§ **EXERCISE DESCRIPTION**
Write out the material exactly, with the pictures left out.

§ **DATA**
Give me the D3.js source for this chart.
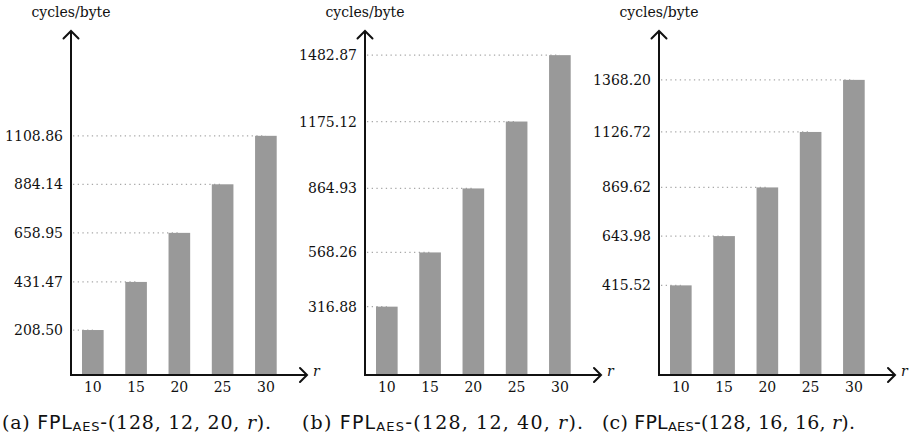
<!DOCTYPE html>
<html><head><meta charset="utf-8">
<script src="https://cdn.jsdelivr.net/npm/d3@7"></script>
<style>
html,body{margin:0;padding:0;background:#fff;}
svg{display:block;}
</style></head>
<body>
<svg id="chart" width="915" height="443"></svg>
<script>
const categories = [10, 15, 20, 25, 30];
const valuesA = [208.50, 431.47, 658.95, 884.14, 1108.86];
const valuesB = [316.88, 568.26, 864.93, 1175.12, 1482.87];
const valuesC = [415.52, 643.98, 869.62, 1126.72, 1368.20];
const captionLetters = ["a", "b", "c"];
const captionParams = ["128, 12, 20, ", "128, 12, 40, ", "128, 16, 16, "];
const yLabel = "cycles/byte";
const xLabel = "r";

const panels = [
  {values: valuesA, axisX: 71, capX: 2, capW: 269},
  {values: valuesB, axisX: 365, capX: 302, capW: 281},
  {values: valuesC, axisX: 659, capX: 602, capW: 253}
];

const svg = d3.select("#chart");
const serif = "'DejaVu Serif', serif";
const sans = "'DejaVu Sans', sans-serif";
const baseY = 375, topY = 31;
const y = d3.scaleLinear().domain([0, 1500]).range([baseY, baseY - 1500 * 0.2157]);

panels.forEach((p, i) => {
  const g = svg.append("g");
  const ax = p.axisX;
  const x = d3.scaleBand().domain(categories).range([ax + 11, ax + 205.7]).paddingInner(0.5).paddingOuter(0);

  // dotted guide lines
  g.selectAll("line.guide").data(p.values).join("line")
    .attr("x1", ax + 2).attr("x2", (d, j) => x(categories[j]) + x.bandwidth() / 2)
    .attr("y1", d => y(d)).attr("y2", d => y(d))
    .attr("stroke", "#a8a8a8").attr("stroke-width", 1.3)
    .attr("stroke-dasharray", "1.3,3.4");

  // bars
  g.selectAll("rect.bar").data(p.values).join("rect")
    .attr("x", (d, j) => x(categories[j]))
    .attr("width", x.bandwidth())
    .attr("y", d => y(d))
    .attr("height", d => baseY - y(d))
    .attr("fill", "#999999");

  // y tick labels
  const yAxis = d3.axisLeft(y).tickValues(p.values).tickFormat(d3.format(".2f")).tickSize(0).tickPadding(8);
  const ya = g.append("g").attr("transform", `translate(${ax},0)`).call(yAxis);
  ya.select(".domain").remove();
  ya.selectAll("text").attr("font-family", serif).attr("font-size", 14).attr("fill", "#111");

  // x tick labels
  const xAxis = d3.axisBottom(x).tickSize(0).tickPadding(7);
  const xa = g.append("g").attr("transform", `translate(0,${baseY})`).call(xAxis);
  xa.select(".domain").remove();
  xa.selectAll("text").attr("font-family", serif).attr("font-size", 14).attr("fill", "#111");

  // axes lines
  g.append("line").attr("x1", ax).attr("x2", ax).attr("y1", baseY + 1).attr("y2", topY + 1)
    .attr("stroke", "#111").attr("stroke-width", 2);
  g.append("line").attr("x1", ax - 1).attr("x2", ax + 235).attr("y1", baseY).attr("y2", baseY)
    .attr("stroke", "#111").attr("stroke-width", 2);
  // arrowheads
  g.append("path")
    .attr("d", `M${ax - 7.5},${topY + 7.5} Q${ax - 2},${topY + 2} ${ax},${topY} Q${ax + 2},${topY + 2} ${ax + 7.5},${topY + 7.5}`)
    .attr("fill", "none").attr("stroke", "#111").attr("stroke-width", 2).attr("stroke-linecap", "round");
  const tx = ax + 236;
  g.append("path")
    .attr("d", `M${tx - 7},${baseY - 7} Q${tx - 2},${baseY - 2} ${tx},${baseY} Q${tx - 2},${baseY + 2} ${tx - 7},${baseY + 7}`)
    .attr("fill", "none").attr("stroke", "#111").attr("stroke-width", 2).attr("stroke-linecap", "round");

  // axis labels
  g.append("text").attr("x", ax).attr("y", 17).attr("text-anchor", "middle")
    .attr("font-family", serif).attr("font-size", 14).attr("fill", "#111").text(yLabel);
  g.append("text").attr("x", tx + 6).attr("y", baseY + 1).attr("font-family", serif)
    .attr("font-style", "italic").attr("font-size", 14).attr("fill", "#111").text(xLabel);

  // caption
  const cap = g.append("text").attr("x", p.capX).attr("y", 429).attr("font-size", 19).attr("fill", "#111");
  cap.append("tspan").attr("font-family", serif).text(`(${captionLetters[i]}) `);
  cap.append("tspan").attr("font-family", sans).text("FPL");
  cap.append("tspan").attr("font-family", sans).attr("font-size", 13).attr("dy", 2).text("AES");
  cap.append("tspan").attr("font-family", sans).attr("dy", -2).text("-");
  cap.append("tspan").attr("font-family", serif).text("(" + captionParams[i]);
  cap.append("tspan").attr("font-family", serif).attr("font-style", "italic").text("r");
  cap.append("tspan").attr("font-family", serif).text(").");
  // fit caption width to the reference by adjusting letter spacing
  const w = cap.node().getBBox().width;
  const n = cap.text().length;
  const ls = Math.max(-0.5, Math.min(1.5, (p.capW - w) / (n - 1)));
  cap.attr("letter-spacing", ls);
});
</script>
</body></html>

§ **SOLUTION**
Give me the D3.js source for this chart.
<!DOCTYPE html>
<html><head><meta charset="utf-8">
<script src="https://cdn.jsdelivr.net/npm/d3@7"></script>
<style>
html,body{margin:0;padding:0;background:#fff;}
svg{display:block;}
</style></head>
<body>
<svg id="chart" width="915" height="443"></svg>
<script>
const categories = [10, 15, 20, 25, 30];
const valuesA = [208.50, 431.47, 658.95, 884.14, 1108.86];
const valuesB = [316.88, 568.26, 864.93, 1175.12, 1482.87];
const valuesC = [415.52, 643.98, 869.62, 1126.72, 1368.20];
const captionLetters = ["a", "b", "c"];
const captionParams = ["128, 12, 20, ", "128, 12, 40, ", "128, 16, 16, "];
const yLabel = "cycles/byte";
const xLabel = "r";

const panels = [
  {values: valuesA, axisX: 71, capX: 2, capW: 269},
  {values: valuesB, axisX: 365, capX: 302, capW: 281},
  {values: valuesC, axisX: 659, capX: 602, capW: 253}
];

const svg = d3.select("#chart");
const serif = "'DejaVu Serif', serif";
const sans = "'DejaVu Sans', sans-serif";
const baseY = 375, topY = 31;
const y = d3.scaleLinear().domain([0, 1500]).range([baseY, baseY - 1500 * 0.2157]);

panels.forEach((p, i) => {
  const g = svg.append("g");
  const ax = p.axisX;
  const x = d3.scaleBand().domain(categories).range([ax + 11, ax + 205.7]).paddingInner(0.5).paddingOuter(0);

  // dotted guide lines
  g.selectAll("line.guide").data(p.values).join("line")
    .attr("x1", ax + 2).attr("x2", (d, j) => x(categories[j]) + x.bandwidth() / 2)
    .attr("y1", d => y(d)).attr("y2", d => y(d))
    .attr("stroke", "#a8a8a8").attr("stroke-width", 1.3)
    .attr("stroke-dasharray", "1.3,3.4");

  // bars
  g.selectAll("rect.bar").data(p.values).join("rect")
    .attr("x", (d, j) => x(categories[j]))
    .attr("width", x.bandwidth())
    .attr("y", d => y(d))
    .attr("height", d => baseY - y(d))
    .attr("fill", "#999999");

  // y tick labels
  const yAxis = d3.axisLeft(y).tickValues(p.values).tickFormat(d3.format(".2f")).tickSize(0).tickPadding(8);
  const ya = g.append("g").attr("transform", `translate(${ax},0)`).call(yAxis);
  ya.select(".domain").remove();
  ya.selectAll("text").attr("font-family", serif).attr("font-size", 14).attr("fill", "#111");

  // x tick labels
  const xAxis = d3.axisBottom(x).tickSize(0).tickPadding(7);
  const xa = g.append("g").attr("transform", `translate(0,${baseY})`).call(xAxis);
  xa.select(".domain").remove();
  xa.selectAll("text").attr("font-family", serif).attr("font-size", 14).attr("fill", "#111");

  // axes lines
  g.append("line").attr("x1", ax).attr("x2", ax).attr("y1", baseY + 1).attr("y2", topY + 1)
    .attr("stroke", "#111").attr("stroke-width", 2);
  g.append("line").attr("x1", ax - 1).attr("x2", ax + 235).attr("y1", baseY).attr("y2", baseY)
    .attr("stroke", "#111").attr("stroke-width", 2);
  // arrowheads
  g.append("path")
    .attr("d", `M${ax - 7.5},${topY + 7.5} Q${ax - 2},${topY + 2} ${ax},${topY} Q${ax + 2},${topY + 2} ${ax + 7.5},${topY + 7.5}`)
    .attr("fill", "none").attr("stroke", "#111").attr("stroke-width", 2).attr("stroke-linecap", "round");
  const tx = ax + 236;
  g.append("path")
    .attr("d", `M${tx - 7},${baseY - 7} Q${tx - 2},${baseY - 2} ${tx},${baseY} Q${tx - 2},${baseY + 2} ${tx - 7},${baseY + 7}`)
    .attr("fill", "none").attr("stroke", "#111").attr("stroke-width", 2).attr("stroke-linecap", "round");

  // axis labels
  g.append("text").attr("x", ax).attr("y", 17).attr("text-anchor", "middle")
    .attr("font-family", serif).attr("font-size", 14).attr("fill", "#111").text(yLabel);
  g.append("text").attr("x", tx + 6).attr("y", baseY + 1).attr("font-family", serif)
    .attr("font-style", "italic").attr("font-size", 14).attr("fill", "#111").text(xLabel);

  // caption
  const cap = g.append("text").attr("x", p.capX).attr("y", 429).attr("font-size", 19).attr("fill", "#111");
  cap.append("tspan").attr("font-family", serif).text(`(${captionLetters[i]}) `);
  cap.append("tspan").attr("font-family", sans).text("FPL");
  cap.append("tspan").attr("font-family", sans).attr("font-size", 13).attr("dy", 2).text("AES");
  cap.append("tspan").attr("font-family", sans).attr("dy", -2).text("-");
  cap.append("tspan").attr("font-family", serif).text("(" + captionParams[i]);
  cap.append("tspan").attr("font-family", serif).attr("font-style", "italic").text("r");
  cap.append("tspan").attr("font-family", serif).text(").");
  // fit caption width to the reference by adjusting letter spacing
  const w = cap.node().getBBox().width;
  const n = cap.text().length;
  const ls = Math.max(-0.5, Math.min(1.5, (p.capW - w) / (n - 1)));
  cap.attr("letter-spacing", ls);
});
</script>
</body></html>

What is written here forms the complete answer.